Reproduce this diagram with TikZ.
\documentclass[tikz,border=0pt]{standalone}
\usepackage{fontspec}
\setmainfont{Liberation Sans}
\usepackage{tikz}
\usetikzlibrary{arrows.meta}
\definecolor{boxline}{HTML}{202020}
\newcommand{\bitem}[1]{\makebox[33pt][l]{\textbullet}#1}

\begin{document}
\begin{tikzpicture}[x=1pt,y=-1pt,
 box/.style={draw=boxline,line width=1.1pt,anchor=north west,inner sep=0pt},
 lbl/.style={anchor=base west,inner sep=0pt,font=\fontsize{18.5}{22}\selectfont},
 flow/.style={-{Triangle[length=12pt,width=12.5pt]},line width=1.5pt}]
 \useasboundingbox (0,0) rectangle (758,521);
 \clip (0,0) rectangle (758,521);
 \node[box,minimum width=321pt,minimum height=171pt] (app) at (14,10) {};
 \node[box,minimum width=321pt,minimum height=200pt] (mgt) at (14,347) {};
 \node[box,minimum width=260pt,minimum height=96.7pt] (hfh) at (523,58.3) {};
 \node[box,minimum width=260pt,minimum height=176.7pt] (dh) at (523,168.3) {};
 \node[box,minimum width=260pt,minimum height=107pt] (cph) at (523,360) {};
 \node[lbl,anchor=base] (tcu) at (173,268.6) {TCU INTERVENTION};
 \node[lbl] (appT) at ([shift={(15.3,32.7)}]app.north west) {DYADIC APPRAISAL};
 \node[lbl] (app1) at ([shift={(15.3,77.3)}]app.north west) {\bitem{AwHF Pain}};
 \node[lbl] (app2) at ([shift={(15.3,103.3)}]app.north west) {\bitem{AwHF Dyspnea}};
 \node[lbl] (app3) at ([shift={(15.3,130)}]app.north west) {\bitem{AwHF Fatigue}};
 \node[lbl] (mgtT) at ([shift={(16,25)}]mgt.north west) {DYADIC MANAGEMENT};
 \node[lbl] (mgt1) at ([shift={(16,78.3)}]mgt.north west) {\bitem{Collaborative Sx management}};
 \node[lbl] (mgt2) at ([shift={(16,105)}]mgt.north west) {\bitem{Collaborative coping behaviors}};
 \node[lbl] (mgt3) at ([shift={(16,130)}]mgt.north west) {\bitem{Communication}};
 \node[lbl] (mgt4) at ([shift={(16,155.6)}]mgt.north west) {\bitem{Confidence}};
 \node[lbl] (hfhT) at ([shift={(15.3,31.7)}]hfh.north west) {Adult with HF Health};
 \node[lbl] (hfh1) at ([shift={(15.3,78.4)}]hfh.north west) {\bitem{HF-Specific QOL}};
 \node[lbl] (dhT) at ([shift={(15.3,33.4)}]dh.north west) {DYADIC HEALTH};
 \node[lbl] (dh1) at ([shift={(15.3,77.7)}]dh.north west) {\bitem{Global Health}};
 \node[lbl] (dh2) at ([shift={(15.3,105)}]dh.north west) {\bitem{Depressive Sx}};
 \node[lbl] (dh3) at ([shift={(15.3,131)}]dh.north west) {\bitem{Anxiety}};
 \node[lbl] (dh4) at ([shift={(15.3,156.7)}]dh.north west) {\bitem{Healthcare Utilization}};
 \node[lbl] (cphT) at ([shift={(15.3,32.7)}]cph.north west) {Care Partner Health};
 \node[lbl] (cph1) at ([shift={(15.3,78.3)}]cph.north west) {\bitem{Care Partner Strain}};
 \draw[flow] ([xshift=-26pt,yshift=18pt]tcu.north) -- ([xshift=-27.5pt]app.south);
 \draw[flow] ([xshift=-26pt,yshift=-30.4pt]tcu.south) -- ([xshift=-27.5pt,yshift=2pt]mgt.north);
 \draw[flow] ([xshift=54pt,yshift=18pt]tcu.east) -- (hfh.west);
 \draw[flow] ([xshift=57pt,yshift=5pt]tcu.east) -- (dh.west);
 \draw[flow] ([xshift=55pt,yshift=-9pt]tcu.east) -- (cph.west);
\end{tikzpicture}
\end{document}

▸ AIM OF THE TASK:
Please reproduce every line of the material word for word.

▸ ANSWER FOR THIS EXERCISE:
Reproduce this diagram with TikZ.
\documentclass[tikz,border=0pt]{standalone}
\usepackage{fontspec}
\setmainfont{Liberation Sans}
\usepackage{tikz}
\usetikzlibrary{arrows.meta}
\definecolor{boxline}{HTML}{202020}
\newcommand{\bitem}[1]{\makebox[33pt][l]{\textbullet}#1}

\begin{document}
\begin{tikzpicture}[x=1pt,y=-1pt,
 box/.style={draw=boxline,line width=1.1pt,anchor=north west,inner sep=0pt},
 lbl/.style={anchor=base west,inner sep=0pt,font=\fontsize{18.5}{22}\selectfont},
 flow/.style={-{Triangle[length=12pt,width=12.5pt]},line width=1.5pt}]
 \useasboundingbox (0,0) rectangle (758,521);
 \clip (0,0) rectangle (758,521);
 \node[box,minimum width=321pt,minimum height=171pt] (app) at (14,10) {};
 \node[box,minimum width=321pt,minimum height=200pt] (mgt) at (14,347) {};
 \node[box,minimum width=260pt,minimum height=96.7pt] (hfh) at (523,58.3) {};
 \node[box,minimum width=260pt,minimum height=176.7pt] (dh) at (523,168.3) {};
 \node[box,minimum width=260pt,minimum height=107pt] (cph) at (523,360) {};
 \node[lbl,anchor=base] (tcu) at (173,268.6) {TCU INTERVENTION};
 \node[lbl] (appT) at ([shift={(15.3,32.7)}]app.north west) {DYADIC APPRAISAL};
 \node[lbl] (app1) at ([shift={(15.3,77.3)}]app.north west) {\bitem{AwHF Pain}};
 \node[lbl] (app2) at ([shift={(15.3,103.3)}]app.north west) {\bitem{AwHF Dyspnea}};
 \node[lbl] (app3) at ([shift={(15.3,130)}]app.north west) {\bitem{AwHF Fatigue}};
 \node[lbl] (mgtT) at ([shift={(16,25)}]mgt.north west) {DYADIC MANAGEMENT};
 \node[lbl] (mgt1) at ([shift={(16,78.3)}]mgt.north west) {\bitem{Collaborative Sx management}};
 \node[lbl] (mgt2) at ([shift={(16,105)}]mgt.north west) {\bitem{Collaborative coping behaviors}};
 \node[lbl] (mgt3) at ([shift={(16,130)}]mgt.north west) {\bitem{Communication}};
 \node[lbl] (mgt4) at ([shift={(16,155.6)}]mgt.north west) {\bitem{Confidence}};
 \node[lbl] (hfhT) at ([shift={(15.3,31.7)}]hfh.north west) {Adult with HF Health};
 \node[lbl] (hfh1) at ([shift={(15.3,78.4)}]hfh.north west) {\bitem{HF-Specific QOL}};
 \node[lbl] (dhT) at ([shift={(15.3,33.4)}]dh.north west) {DYADIC HEALTH};
 \node[lbl] (dh1) at ([shift={(15.3,77.7)}]dh.north west) {\bitem{Global Health}};
 \node[lbl] (dh2) at ([shift={(15.3,105)}]dh.north west) {\bitem{Depressive Sx}};
 \node[lbl] (dh3) at ([shift={(15.3,131)}]dh.north west) {\bitem{Anxiety}};
 \node[lbl] (dh4) at ([shift={(15.3,156.7)}]dh.north west) {\bitem{Healthcare Utilization}};
 \node[lbl] (cphT) at ([shift={(15.3,32.7)}]cph.north west) {Care Partner Health};
 \node[lbl] (cph1) at ([shift={(15.3,78.3)}]cph.north west) {\bitem{Care Partner Strain}};
 \draw[flow] ([xshift=-26pt,yshift=18pt]tcu.north) -- ([xshift=-27.5pt]app.south);
 \draw[flow] ([xshift=-26pt,yshift=-30.4pt]tcu.south) -- ([xshift=-27.5pt,yshift=2pt]mgt.north);
 \draw[flow] ([xshift=54pt,yshift=18pt]tcu.east) -- (hfh.west);
 \draw[flow] ([xshift=57pt,yshift=5pt]tcu.east) -- (dh.west);
 \draw[flow] ([xshift=55pt,yshift=-9pt]tcu.east) -- (cph.west);
\end{tikzpicture}
\end{document}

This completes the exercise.